Midlands e-Science Center University of Birmingham, dti e-Science Grid

MPI and Torque

MPI implementations

Three MPI-standard implementations are installed on the e-Science cluster. There are

The MPICH-GM is installed under /opt/MeSC/mpi-gm. To use MPICH-GM, add the following path to your environment.

  • For bash, export PATH=/opt/MeSC/mpi-gm/bin:${PATH}
  • For csh, setenv PATH /opt/MeSC/mpi-gm/bin:${PATH}

The MPICH 1.2.6 is installed under /opt/MeSC/mpich-1.2.6. To use MPICH 1.2.6, add the following path to your environment.

  • For bash, export PATH=/opt/MeSC/mpich-1.2.6/bin:${PATH}
  • For csh, setenv PATH /opt/MeSC/mpich-1.2.6/bin:${PATH}
When you use MPICH, please note that MPI programs compiled with MPICH-1.2.6 do not work with MPICH-GM and vice versa.

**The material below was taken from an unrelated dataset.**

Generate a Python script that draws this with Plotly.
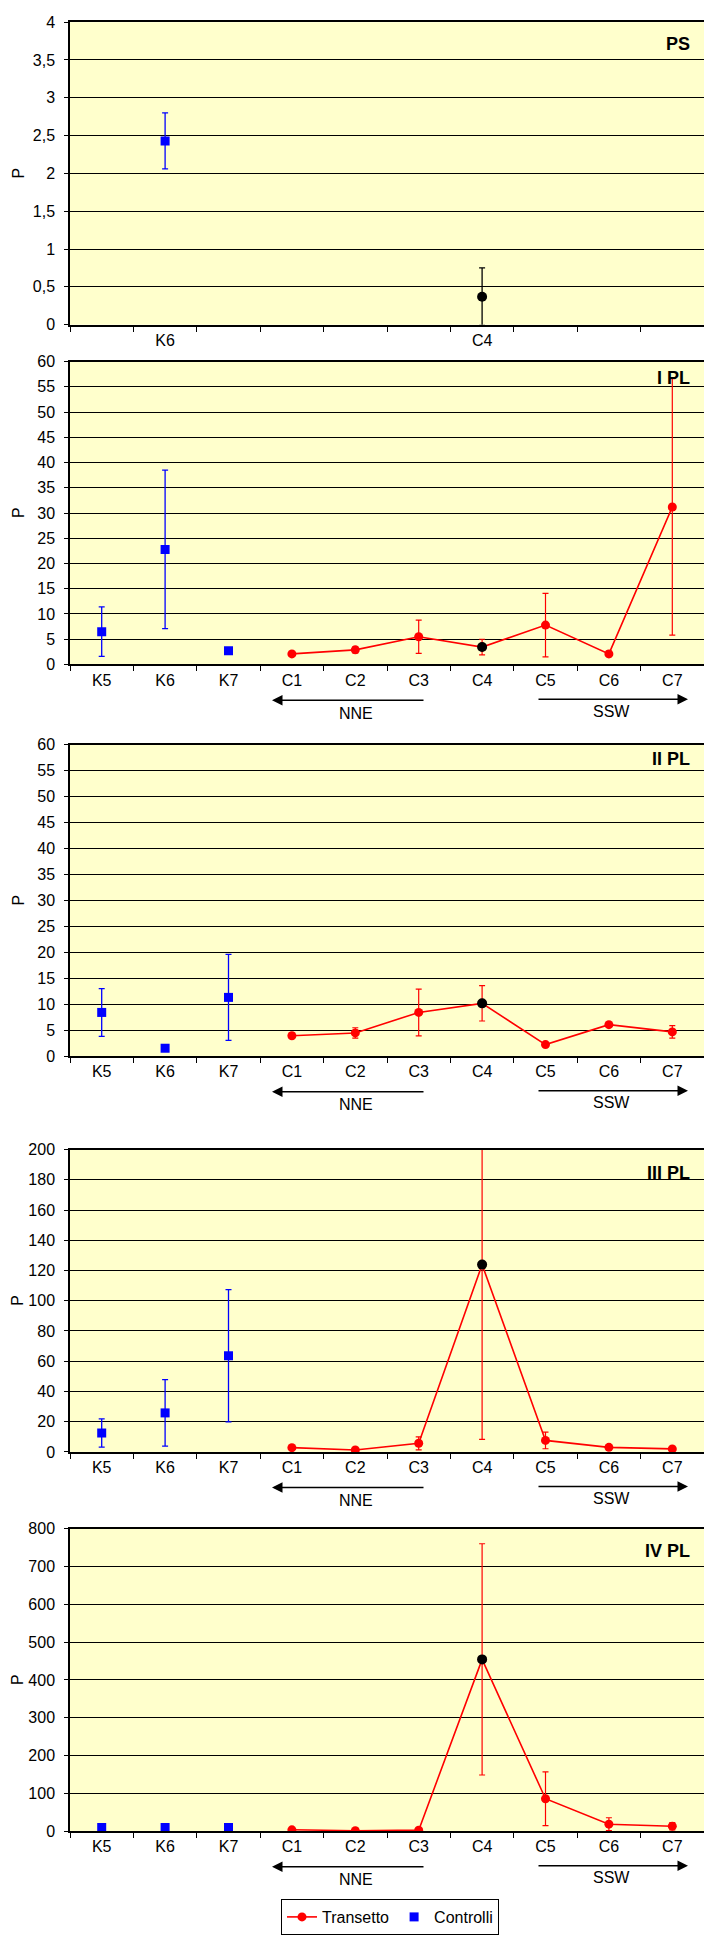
import plotly.graph_objects as go

# ---------------- data ----------------
categories = ["K5", "K6", "K7", "C1", "C2", "C3", "C4", "C5", "C6", "C7"]
controls = ["K5", "K6", "K7"]
transect = ["C1", "C2", "C3", "C4", "C5", "C6", "C7"]
panel_titles = ["PS", "I PL", "II PL", "III PL", "IV PL"]

# PS panel (only K6 and C4)
ps_labels = ["", "K6", "", "", "", "", "C4", "", "", ""]
ps_ctrl_x = ["K6"]
ps_ctrl_y = [2.43]
ps_ctrl_err = [0.37]
ps_c4_y = [0.37]
ps_c4_err = [0.38]

# I PL
ipl_ctrl_y = [6.5, 22.8, 2.7]
ipl_ctrl_err = [4.9, 15.7, 0.0]
ipl_tr_y = [2.1, 2.9, 5.5, 3.45, 7.8, 2.1, 31.2]
ipl_tr_err = [0.3, 0.6, 3.3, 1.55, 6.3, 0.55, 25.4]

# II PL
iipl_ctrl_y = [8.4, 1.5, 11.3]
iipl_ctrl_err = [4.6, 0.0, 8.3]
iipl_tr_y = [3.9, 4.45, 8.4, 10.15, 2.2, 6.05, 4.65]
iipl_tr_err = [0.5, 1.0, 4.5, 3.4, 0.3, 0.4, 1.2]

# III PL
iiipl_ctrl_y = [12.5, 25.8, 63.6]
iiipl_ctrl_err = [9.3, 22.0, 43.7]
iiipl_tr_y = [2.8, 1.3, 5.7, 123.9, 7.6, 3.0, 2.0]
iiipl_tr_err = [0.5, 0.3, 4.3, 115.6, 5.5, 0.5, 0.5]

# IV PL
ivpl_ctrl_y = [9.6, 9.6, 9.6]
ivpl_ctrl_err = [0.0, 0.0, 0.0]
ivpl_tr_y = [3.5, 1.0, 2.6, 454.5, 85.7, 18.4, 13.1]
ivpl_tr_err = [1.0, 0.5, 1.0, 306.0, 71.0, 17.0, 9.6]

y_max = [4, 60, 60, 200, 800]
y_step = [0.5, 5, 5, 20, 100]

# ---------------- layout geometry ----------------
W, H = 704, 1935
tops = [14.3, 356.7, 743.3, 1151.7, 1534.3]
bottoms = [319.5, 662.3, 1057.3, 1456.7, 1839.3]
title_y = [36, 373, 758, 1175, 1557]
x_left = 70


def py(v):
    return 1 - v / H


def px(v):
    return v / W


FONT = "Liberation Sans, Arial, sans-serif"
FS = 16
RED = "#FF0000"
BLUE = "#0000FF"

fig = go.Figure()

panels = [
    None,
    (ipl_ctrl_y, ipl_ctrl_err, ipl_tr_y, ipl_tr_err),
    (iipl_ctrl_y, iipl_ctrl_err, iipl_tr_y, iipl_tr_err),
    (iiipl_ctrl_y, iiipl_ctrl_err, iiipl_tr_y, iiipl_tr_err),
    (ivpl_ctrl_y, ivpl_ctrl_err, ivpl_tr_y, ivpl_tr_err),
]

for i in range(5):
    xa = "x" if i == 0 else f"x{i+1}"
    ya = "y" if i == 0 else f"y{i+1}"
    if i == 0:
        fig.add_trace(go.Scatter(
            x=ps_ctrl_x, y=ps_ctrl_y, mode="markers", name="Controlli",
            marker=dict(symbol="square", size=9, color=BLUE),
            error_y=dict(type="data", array=ps_ctrl_err, color=BLUE, thickness=1.3, width=3),
            showlegend=False, xaxis=xa, yaxis=ya))
        fig.add_trace(go.Scatter(
            x=["C4"], y=ps_c4_y, mode="markers", name="C4",
            marker=dict(symbol="circle", size=10, color="black"),
            error_y=dict(type="data", array=ps_c4_err, color="black", thickness=1.3, width=3),
            showlegend=False, xaxis=xa, yaxis=ya))
    else:
        cy, ce, ty, te = panels[i]
        fig.add_trace(go.Scatter(
            x=transect, y=ty, mode="lines+markers", name="Transetto",
            line=dict(color=RED, width=1.6),
            marker=dict(symbol="circle", size=9, color=RED),
            error_y=dict(type="data", array=te, color=RED, thickness=1.2, width=3),
            showlegend=(i == 1), xaxis=xa, yaxis=ya))
        fig.add_trace(go.Scatter(
            x=["C4"], y=[ty[3]], mode="markers", name="C4",
            marker=dict(symbol="circle", size=10, color="black"),
            showlegend=False, xaxis=xa, yaxis=ya))
        fig.add_trace(go.Scatter(
            x=controls, y=cy, mode="markers", name="Controlli",
            marker=dict(symbol="square", size=9, color=BLUE),
            error_y=dict(type="data", array=ce, color=BLUE, thickness=1.3, width=3),
            showlegend=(i == 1), xaxis=xa, yaxis=ya))

layout = dict(
    width=W, height=H,
    margin=dict(l=0, r=0, t=0, b=0),
    paper_bgcolor="white",
    plot_bgcolor="#FFFFCC",
    separators=",.",
    font=dict(family=FONT, size=FS, color="black"),
    legend=dict(orientation="h", x=px(390), xanchor="center", y=py(1908), yanchor="top",
                bordercolor="black", borderwidth=1, bgcolor="white",
                font=dict(family=FONT, size=FS, color="black")),
    annotations=[],
)

for i in range(5):
    xk = "xaxis" if i == 0 else f"xaxis{i+1}"
    yk = "yaxis" if i == 0 else f"yaxis{i+1}"
    ya = "y" if i == 0 else f"y{i+1}"
    xa = "x" if i == 0 else f"x{i+1}"
    dom_y = [py(bottoms[i]), py(tops[i])]
    layout[xk] = dict(
        domain=[px(x_left), 1], anchor=ya, type="category",
        categoryorder="array", categoryarray=categories,
        range=[-0.5, 9.5], tickmode="array", tickvals=categories,
        ticktext=ps_labels if i == 0 else categories,
        tickson="boundaries", ticks="outside", ticklen=5, tickcolor="black",
        showline=True, linecolor="black", linewidth=2, mirror=True,
        showgrid=False, zeroline=False, fixedrange=True,
        tickfont=dict(family=FONT, size=FS, color="black"),
    )
    layout[yk] = dict(
        domain=dom_y, anchor=xa, range=[0, y_max[i]], dtick=y_step[i], tick0=0,
        ticks="outside", ticklen=4, tickcolor="black", ticklabelstandoff=6,
        showline=True, linecolor="black", linewidth=1.5,
        showgrid=True, gridcolor="black", gridwidth=1, zeroline=False,
        tickfont=dict(family=FONT, size=FS, color="black"),
    )
    # y-axis title "P"
    layout["annotations"].append(dict(
        text="P", xref="paper", yref="paper", x=px(18), y=py((tops[i] + bottoms[i]) / 2),
        xanchor="center", yanchor="middle", textangle=-90, showarrow=False,
        font=dict(family=FONT, size=FS, color="black")))
    # panel title
    layout["annotations"].append(dict(
        text=f"<b>{panel_titles[i]}</b>", xref="paper", yref="paper",
        x=px(692), y=py(title_y[i]), xanchor="right", yanchor="middle", showarrow=False,
        font=dict(family=FONT, size=18, color="black")))
    if i > 0:
        b = bottoms[i]
        # NNE arrow (pointing left)
        layout["annotations"].append(dict(
            text="", xref="paper", yref="paper", x=px(272), y=py(b + 36),
            ax=153, ay=0, axref="pixel", ayref="pixel", showarrow=True,
            arrowhead=2, arrowsize=1.4, arrowwidth=1.5, arrowcolor="black"))
        layout["annotations"].append(dict(
            text="NNE", xref="paper", yref="paper", x=px(356), y=py(b + 49),
            xanchor="center", yanchor="middle", showarrow=False,
            font=dict(family=FONT, size=FS, color="black")))
        # SSW arrow (pointing right)
        layout["annotations"].append(dict(
            text="", xref="paper", yref="paper", x=px(688), y=py(b + 35),
            ax=-151, ay=0, axref="pixel", ayref="pixel", showarrow=True,
            arrowhead=2, arrowsize=1.4, arrowwidth=1.5, arrowcolor="black"))
        layout["annotations"].append(dict(
            text="SSW", xref="paper", yref="paper", x=px(611), y=py(b + 47),
            xanchor="center", yanchor="middle", showarrow=False,
            font=dict(family=FONT, size=FS, color="black")))

fig.update_layout(**layout)
fig.write_html("out.html", config={"displayModeBar": False},
               post_script="document.body.style.margin='0px';")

The LAM MPI 7.1.1 software is the lam package that comes with the Redhat distribution, but is on a very limited number of nodes, and is not currently recommended. If you want to use LAM MPI, you should consult with mesc-cluster-approval first.

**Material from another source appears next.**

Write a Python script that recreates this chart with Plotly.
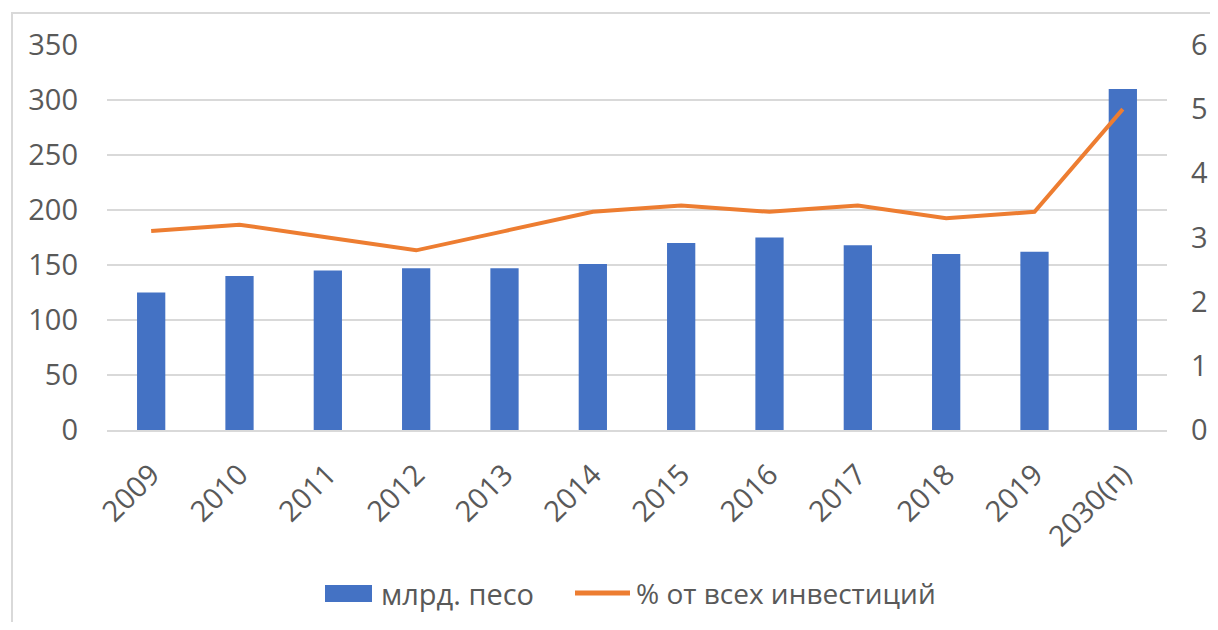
import plotly.graph_objects as go

categories = ["2009", "2010", "2011", "2012", "2013", "2014", "2015", "2016",
              "2017", "2018", "2019", "2030(п)"]
bn_peso = [125, 140, 145, 147, 147, 151, 170, 175, 168, 160, 162, 310]
pct_invest = [3.1, 3.2, 3.0, 2.8, 3.1, 3.4, 3.5, 3.4, 3.5, 3.3, 3.4, 5.0]

bar_name = "млрд. песо"
line_name = "% от всех инвестиций"

FONT = "Open Sans, Noto Sans, sans-serif"
TXT = "#595959"
GRID = "#D9D9D9"
BLUE = "#4472C4"
ORANGE = "#ED7D31"
FS = 29

# figure geometry (page body has an 8px margin)
W, H = 1202, 614
L, R, T, B = 99, 43, 37, 192
PW, PH = W - L - R, H - T - B


def px(x):
    return (x - L) / PW


def py(y):
    return (H - B - y) / PH


fig = go.Figure()
fig.add_trace(go.Bar(x=categories, y=bn_peso, name=bar_name,
                     marker=dict(color=BLUE, line=dict(width=0)),
                     yaxis="y", showlegend=False))
fig.add_trace(go.Scatter(x=categories, y=pct_invest, name=line_name,
                         mode="lines", line=dict(color=ORANGE, width=4),
                         yaxis="y2", showlegend=False))

shapes = [
    dict(type="rect", xref="paper", yref="paper",
         x0=px(4), x1=1.2, y0=-0.7, y1=py(5),
         line=dict(color=GRID, width=2), fillcolor="rgba(0,0,0,0)",
         layer="below"),
    # legend keys
    dict(type="rect", xref="paper", yref="paper",
         x0=px(317), x1=px(364), y0=py(594), y1=py(577),
         line=dict(width=0), fillcolor=BLUE),
    dict(type="line", xref="paper", yref="paper",
         x0=px(567), x1=px(622), y0=py(585), y1=py(585),
         line=dict(color=ORANGE, width=5)),
]
annotations = [
    dict(text=bar_name, xref="paper", yref="paper", x=px(371), y=py(585),
         xanchor="left", yanchor="middle", showarrow=False,
         font=dict(size=FS, color=TXT, family=FONT)),
    dict(text=line_name, xref="paper", yref="paper", x=px(626), y=py(585),
         xanchor="left", yanchor="middle", showarrow=False,
         font=dict(size=FS - 1, color=TXT, family=FONT)),
]

fig.update_layout(
    width=W, height=H,
    margin=dict(l=L, r=R, t=T, b=B, autoexpand=False),
    paper_bgcolor="white", plot_bgcolor="white",
    font=dict(family=FONT, size=FS, color=TXT),
    bargap=0.68,
    showlegend=False,
    xaxis=dict(type="category", tickangle=-45, showgrid=False,
               showline=True, linecolor=GRID, linewidth=2,
               ticks="", ticklabelstandoff=14, automargin=False,
               tickfont=dict(size=FS, color=TXT)),
    yaxis=dict(range=[0, 350], tickvals=[0, 50, 100, 150, 200, 250, 300, 350],
               showgrid=True, gridcolor=GRID, gridwidth=1.5,
               zeroline=False, showline=False, ticks="", automargin=False,
               ticklabelstandoff=28, tickfont=dict(size=FS, color=TXT)),
    yaxis2=dict(range=[0, 6], tickvals=[0, 1, 2, 3, 4, 5, 6],
                overlaying="y", side="right", showgrid=False,
                zeroline=False, showline=False, ticks="", automargin=False,
                ticklabelstandoff=23, tickfont=dict(size=FS, color=TXT)),
    shapes=shapes,
    annotations=annotations,
)

fig.write_html("out.html")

Preparing an MPI program for running

If you are writing an MPI-compliant program using message passing yourself from scratch, then you need to understand the MPI standard: this is beyond the scope of this small document!

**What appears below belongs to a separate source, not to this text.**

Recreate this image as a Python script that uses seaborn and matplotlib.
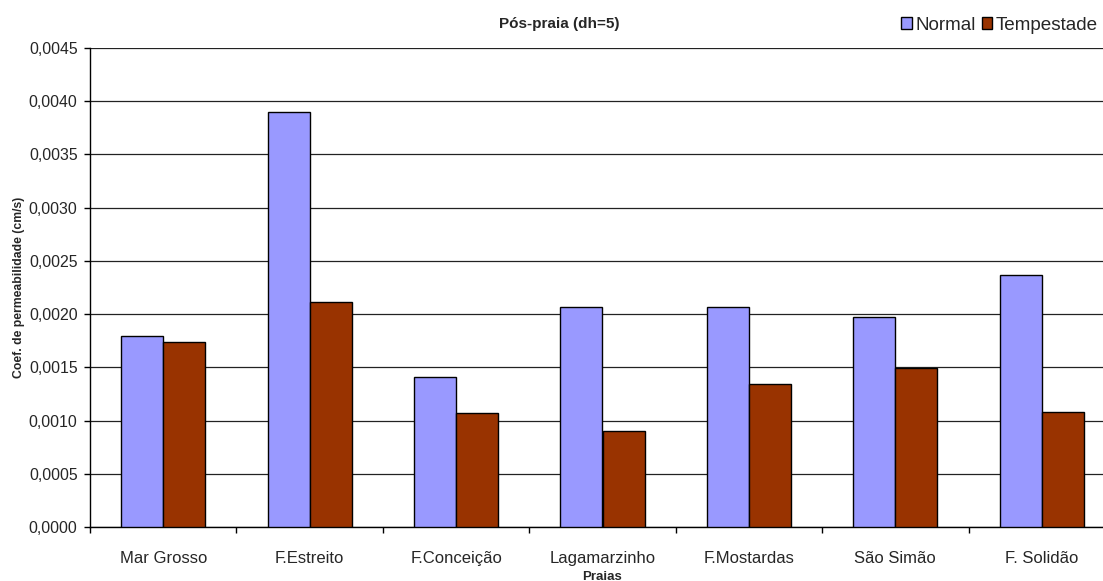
import matplotlib
matplotlib.use("Agg")
import matplotlib.pyplot as plt
from matplotlib.ticker import FuncFormatter, FixedLocator
import seaborn as sns
import pandas as pd
import numpy as np

praias = ["Mar Grosso", "F.Estreito", "F.Conceição", "Lagamarzinho",
          "F.Mostardas", "São Simão", "F. Solidão"]
normal = [0.00179, 0.00390, 0.00141, 0.00207, 0.00207, 0.00197, 0.00237]
tempestade = [0.00174, 0.00211, 0.00107, 0.00090, 0.00134, 0.00149, 0.00108]
series = ["Normal", "Tempestade"]
cores = ["#9999FF", "#993300"]

df = pd.DataFrame({
    "Praia": praias * 2,
    "Valor": normal + tempestade,
    "Condição": [series[0]] * len(praias) + [series[1]] * len(praias),
})

sns.set_style("white")
plt.rcParams["font.family"] = ["Liberation Sans", "DejaVu Sans"]

fig = plt.figure(figsize=(11.03, 5.81), dpi=100)
# plot area runs slightly past the right edge of the canvas
ax = fig.add_axes([90 / 1103, 54 / 581, (1115 - 90) / 1103, (533 - 54) / 581])

sns.barplot(data=df, x="Praia", y="Valor", hue="Condição", order=praias,
            hue_order=series, palette=cores, saturation=1, width=0.574,
            edgecolor="black", linewidth=1.0, ax=ax, legend=False, zorder=3)

ax.set_xlim(-0.5, len(praias) - 0.5)
ax.set_ylim(0, 0.0045)
ax.yaxis.set_major_locator(FixedLocator(np.arange(0, 0.00451, 0.0005)))
ax.yaxis.set_major_formatter(FuncFormatter(lambda v, p: f"{v:.4f}".replace(".", ",")))
ax.grid(axis="y", color="#222222", linewidth=0.9, zorder=0)
ax.set_axisbelow(True)

for s in ["top", "right"]:
    ax.spines[s].set_visible(False)
for s in ["left", "bottom"]:
    ax.spines[s].set_color("black")
    ax.spines[s].set_linewidth(1.0)

ax.tick_params(axis="y", which="major", direction="out", length=4, width=1,
               color="black", labelsize=11.4, pad=5, left=True)
ax.tick_params(axis="x", which="major", length=0, labelsize=12, pad=17)
ax.set_xticks(np.arange(-0.5, len(praias)), minor=True)
ax.tick_params(axis="x", which="minor", direction="out", length=4, width=1,
               color="black", bottom=True)

ax.set_xlabel("")
ax.set_ylabel("Coef. de permeabilidade (cm/s)", fontsize=8.8,
              fontweight="bold", labelpad=3)
fig.text(602 / 1103, 1 - 571 / 581, "Praias", fontsize=9.5, fontweight="bold",
         ha="center", va="top")

fig.text(559 / 1103, 1 - 24 / 581, "Pós-praia (dh=5)", fontsize=11,
         fontweight="bold", ha="center", va="center")

handles = [plt.Rectangle((0, 0), 1, 1, facecolor=c, edgecolor="black", linewidth=1)
           for c in cores]
fig.legend(handles, series, loc="center right", bbox_to_anchor=(0.997, 1 - 25 / 581),
           ncol=2, frameon=False, fontsize=13.6, handlelength=0.55, handleheight=0.55,
           handletextpad=0.2, columnspacing=0.3, borderaxespad=0, borderpad=0.1)

fig.savefig("out.png", dpi=100, facecolor="white")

To compile such a program, set the PATH as above, and then compile the program using one of the mpi compilers: mpicc for C programs, mpicxx for C++, and mpif77 for Fortran 77. The program binary is then ready to run on the cluster.


Running MPICH programs with Torque

When you start a job using Torque which asks for a number of nodes and processors, then although those processors are allocated to your job, your job script only starts executing on one of those processors. To distribute your MPI-compiled job to all your allocated processors, you need to use a special command as part of your job script.

/opt/MeSC/bin/mpiexec is such a command. To learn more, please enter man /opt/MeSC/man/man1/mpiexec.1. The mpiexec command will automatically detect the number and names of nodes allocated to you by Torque (unlike some other MPI-startup programs).


Here is an example script using mpiexec to start a MPICH-GM program with Torque using Myrinet:


#!/bin/sh
#PBS -l nodes=4:ppn=2:myri
#PBS -l walltime=5:00:00,cput=40:00:00
#PBS -j oe

cd $PBS_O_WORKDIR
/opt/MeSC/bin/mpiexec -comm mpich-gm mpi_program arg1 arg2

The second line, #PBS -l nodes=4:ppn=2:myri, requests 4 nodes with 2 processors per node. The myri property means that this job requires myrinet. In the third line, notice that the cput (cputime) requested of 40 hours allows for all those processors and so exceeds the requested walltime (elapsed time) of 5 hours..


 Here is another example script which starts a MPICH program with Torque using Gigabit Ethernet:

#!/bin/sh
#PBS -l nodes=4:ppn=2
#PBS -l walltime=5:00:00,cput=40:00:00
#PBS -q esq
#PBS -j oe

cd $PBS_O_WORKDIR
/opt/MeSC/bin/mpiexec -comm mpich-p4 mpi_program arg1 arg2

Please be sure to specify the full path for mpiexec, as shown. LAM MPI also has a program at /usr/bin/mpiexec which does not work with MPICH.